= What is required =
Line by line, repeat the data below exactly, beginning at the first line and ending at the line with "(8,3) rectangle (912,703);". Omit pictures.

= Available data =
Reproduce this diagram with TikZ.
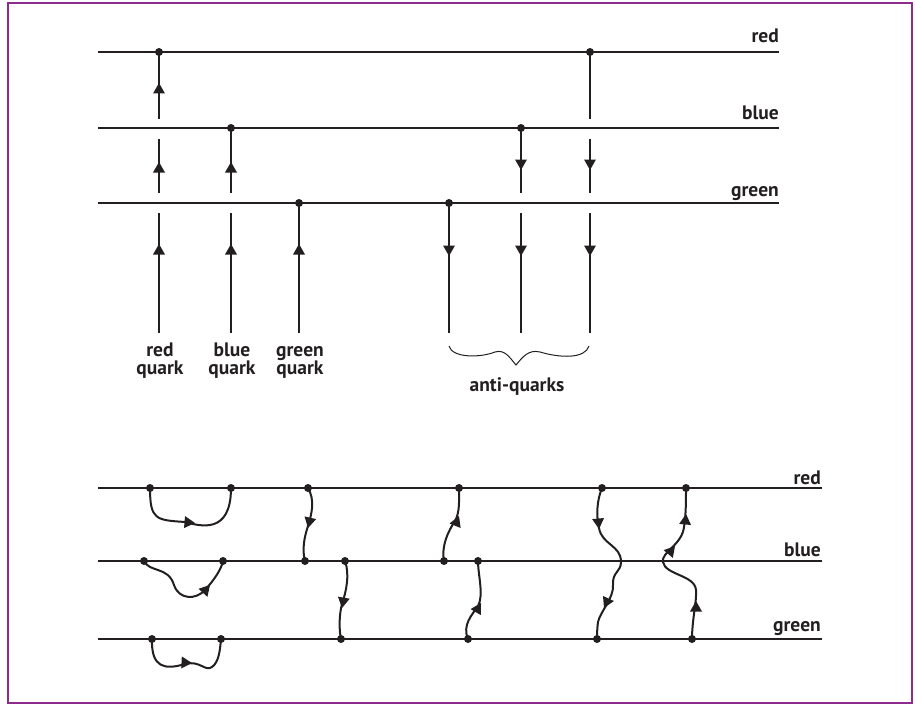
\documentclass[tikz,border=0pt]{standalone}
\usepackage{fontspec}
\setmainfont{PT Sans}
\usetikzlibrary{arrows.meta}
\definecolor{ink}{RGB}{35,31,32}
\definecolor{framec}{RGB}{142,44,142}
\begin{document}
\begin{tikzpicture}[x=1pt,y=-1pt,
  hline/.style={ink, line width=2.3pt},
  vline/.style={ink, line width=2pt},
  wline/.style={ink, line width=2pt, line cap=round},
  lab/.style={font=\bfseries\fontsize{19.5}{19.5}\selectfont, text=ink, inner sep=0pt},
  ahead/.pic={\fill[ink] (0,0) -- (-10.5,-6) -- (-10.5,6) -- cycle;},
]
\useasboundingbox (0,0) rectangle (915,706);
\draw[framec, line width=1.6pt] (8,3) rectangle (912,703);

% ---------- top: colour lines ----------
\coordinate (TRa) at (98,52);  \coordinate (TRb) at (779,52);
\coordinate (TBa) at (98,128); \coordinate (TBb) at (779,128);
\coordinate (TGa) at (98,203); \coordinate (TGb) at (779,203);
\draw[hline] (TRa) -- (TRb);
\draw[hline] (TBa) -- (TBb);
\draw[hline] (TGa) -- (TGb);
\node[lab, anchor=base east] (tlr) at (779,43) {red};
\node[lab, anchor=base east] (tlb) at (779,120) {blue};
\node[lab, anchor=base east] (tlg) at (779,196) {green};

% dots
\coordinate (d1) at (159,52);
\coordinate (d2) at (231,128);
\coordinate (d3) at (299,203);
\coordinate (d4) at (449,203);
\coordinate (d5) at (521,128);
\coordinate (d6) at (590,52);

% segment ends
\coordinate (a1) at (159,119); \coordinate (a2) at (159,139); \coordinate (a3) at (159,193);
\coordinate (a4) at (159,213); \coordinate (a5) at (159,333);
\coordinate (b1) at (231,193); \coordinate (b2) at (231,213); \coordinate (b3) at (231,333);
\coordinate (c1) at (299,333);
\coordinate (e1) at (449,333);
\coordinate (f1) at (521,193); \coordinate (f2) at (521,213); \coordinate (f3) at (521,333);
\coordinate (g1) at (590,119); \coordinate (g2) at (590,139); \coordinate (g3) at (590,193);
\coordinate (g4) at (590,213); \coordinate (g5) at (590,333);

\draw[vline] (d1) -- (a1);
\draw[vline] (a2) -- (a3);
\draw[vline] (a4) -- (a5);
\draw[vline] (d2) -- (b1);
\draw[vline] (b2) -- (b3);
\draw[vline] (d3) -- (c1);
\draw[vline] (d4) -- (e1);
\draw[vline] (d5) -- (f1);
\draw[vline] (f2) -- (f3);
\draw[vline] (d6) -- (g1);
\draw[vline] (g2) -- (g3);
\draw[vline] (g4) -- (g5);

\foreach \p in {d1,d2,d3,d4,d5,d6} \fill[ink] (\p) circle[radius=4pt];

% arrowheads top
\pic[rotate=90] at (159,83) {ahead};
\pic[rotate=90] at (159,162) {ahead};
\pic[rotate=90] at (231,162) {ahead};
\pic[rotate=90] at (159,244) {ahead};
\pic[rotate=90] at (231,244) {ahead};
\pic[rotate=90] at (299,244) {ahead};
\pic[rotate=-90] at (521,170) {ahead};
\pic[rotate=-90] at (590,170) {ahead};
\pic[rotate=-90] at (449,256) {ahead};
\pic[rotate=-90] at (521,256) {ahead};
\pic[rotate=-90] at (590,256) {ahead};

% labels
\node[lab, anchor=base] (q1a) at (160,356) {red};
\node[lab, anchor=base] (q1b) at (160,374) {quark};
\node[lab, anchor=base] (q2a) at (232,356) {blue};
\node[lab, anchor=base] (q2b) at (232,374) {quark};
\node[lab, anchor=base] (q3a) at (300,356) {green};
\node[lab, anchor=base] (q3b) at (300,374) {quark};

% brace
\coordinate (brl) at (449,346); \coordinate (brr) at (589,346);
\draw[ink, line width=1pt] (brl) .. controls (452,358) and (480,358) .. (495,352)
  .. controls (505,349) and (510,358) .. (516,365)
  .. controls (522,358) and (528,349) .. (540,352)
  .. controls (560,358) and (585,359) .. (brr);
\node[lab, anchor=base] (aq) at (517,391) {anti-quarks};

% ---------- bottom ----------
\coordinate (BRa) at (98,488);  \coordinate (BRb) at (822,488);
\coordinate (BBa) at (98,561);  \coordinate (BBb) at (822,561);
\coordinate (BGa) at (98,639);  \coordinate (BGb) at (822,639);
\draw[hline] (BRa) -- (BRb);
\draw[hline] (BBa) -- (BBb);
\draw[hline] (BGa) -- (BGb);
\node[lab, anchor=base east] (blr) at (821,484) {red};
\node[lab, anchor=base east] (blb) at (821,556) {blue};
\node[lab, anchor=base east] (blg) at (821,631) {green};

\coordinate (l1a) at (150,488); \coordinate (l1b) at (231,488);
\coordinate (l2a) at (144,561); \coordinate (l2b) at (223,561);
\coordinate (l3a) at (152,639); \coordinate (l3b) at (221,639);
\coordinate (c4a) at (308,488); \coordinate (c4b) at (305,561);
\coordinate (c5a) at (345,561); \coordinate (c5b) at (341,639);
\coordinate (c6a) at (444,561); \coordinate (c6b) at (459,488);
\coordinate (c7a) at (468,639); \coordinate (c7b) at (478,561);
\coordinate (c8a) at (602,488); \coordinate (c8b) at (597,639);
\coordinate (c9a) at (692,639); \coordinate (c9b) at (686,488);

\draw[wline] (l1a) .. controls (150,520) and (156,520) .. (185,522)
  .. controls (200,526) and (231,535) .. (l1b);
\draw[wline] (l2a) .. controls (150,573) and (168,566) .. (174,585)
  .. controls (179,600) and (196,600) .. (205,590)
  .. controls (214,580) and (221,570) .. (l2b);
\draw[wline] (l3a) .. controls (151,668) and (165,670) .. (185,664)
  .. controls (200,660) and (205,672) .. (212,667)
  .. controls (219,662) and (220,650) .. (l3b);
\draw[wline] (c4a) .. controls (315,500) and (312,513) .. (308,526)
  .. controls (304,538) and (302,550) .. (c4b);
\draw[wline] (c5a) .. controls (350,575) and (346,592) .. (342,604)
  .. controls (339,615) and (339,630) .. (c5b);
\draw[wline] (c6a) .. controls (441,545) and (449,530) .. (455,521)
  .. controls (460,512) and (459,500) .. (c6b);
\draw[wline] (c7a) .. controls (462,625) and (472,615) .. (478,606)
  .. controls (484,595) and (478,575) .. (c7b);
\draw[wline] (c8a) .. controls (597,500) and (596,515) .. (599,528)
  .. controls (602,545) and (621,545) .. (621,562)
  .. controls (621,572) and (612,572) .. (613,585)
  .. controls (614,598) and (600,612) .. (598,622)
  .. controls (597,630) and (597,635) .. (c8b);
\draw[wline] (c9a) .. controls (692,620) and (697,600) .. (696,590)
  .. controls (695,575) and (665,575) .. (663,562)
  .. controls (661,552) and (682,545) .. (684,527)
  .. controls (686,515) and (686,500) .. (c9b);

\foreach \p in {l1a,l1b,l2a,l2b,l3a,l3b,c4a,c4b,c5a,c5b,c6a,c6b,c7a,c7b,c8a,c8b,c9a,c9b}
  \fill[ink] (\p) circle[radius=4pt];

% arrowheads bottom
\pic[rotate=-5] at (195,523) {ahead};
\pic[rotate=48] at (210,585) {ahead};
\pic[rotate=-3] at (192,663) {ahead};
\pic[rotate=-103] at (308,528) {ahead};
\pic[rotate=-100] at (342,608) {ahead};
\pic[rotate=68] at (459,516) {ahead};
\pic[rotate=60] at (481,603) {ahead};
\pic[rotate=-85] at (599,529) {ahead};
\pic[rotate=-115] at (604,608) {ahead};
\pic[rotate=90] at (696,601) {ahead};
\pic[rotate=50] at (675,546) {ahead};
\pic[rotate=85] at (686,514) {ahead};
\end{tikzpicture}
\end{document}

= Response to the exercise =
Reproduce this diagram with TikZ.
\documentclass[tikz,border=0pt]{standalone}
\usepackage{fontspec}
\setmainfont{PT Sans}
\usetikzlibrary{arrows.meta}
\definecolor{ink}{RGB}{35,31,32}
\definecolor{framec}{RGB}{142,44,142}
\begin{document}
\begin{tikzpicture}[x=1pt,y=-1pt,
  hline/.style={ink, line width=2.3pt},
  vline/.style={ink, line width=2pt},
  wline/.style={ink, line width=2pt, line cap=round},
  lab/.style={font=\bfseries\fontsize{19.5}{19.5}\selectfont, text=ink, inner sep=0pt},
  ahead/.pic={\fill[ink] (0,0) -- (-10.5,-6) -- (-10.5,6) -- cycle;},
]
\useasboundingbox (0,0) rectangle (915,706);
\draw[framec, line width=1.6pt] (8,3) rectangle (912,703);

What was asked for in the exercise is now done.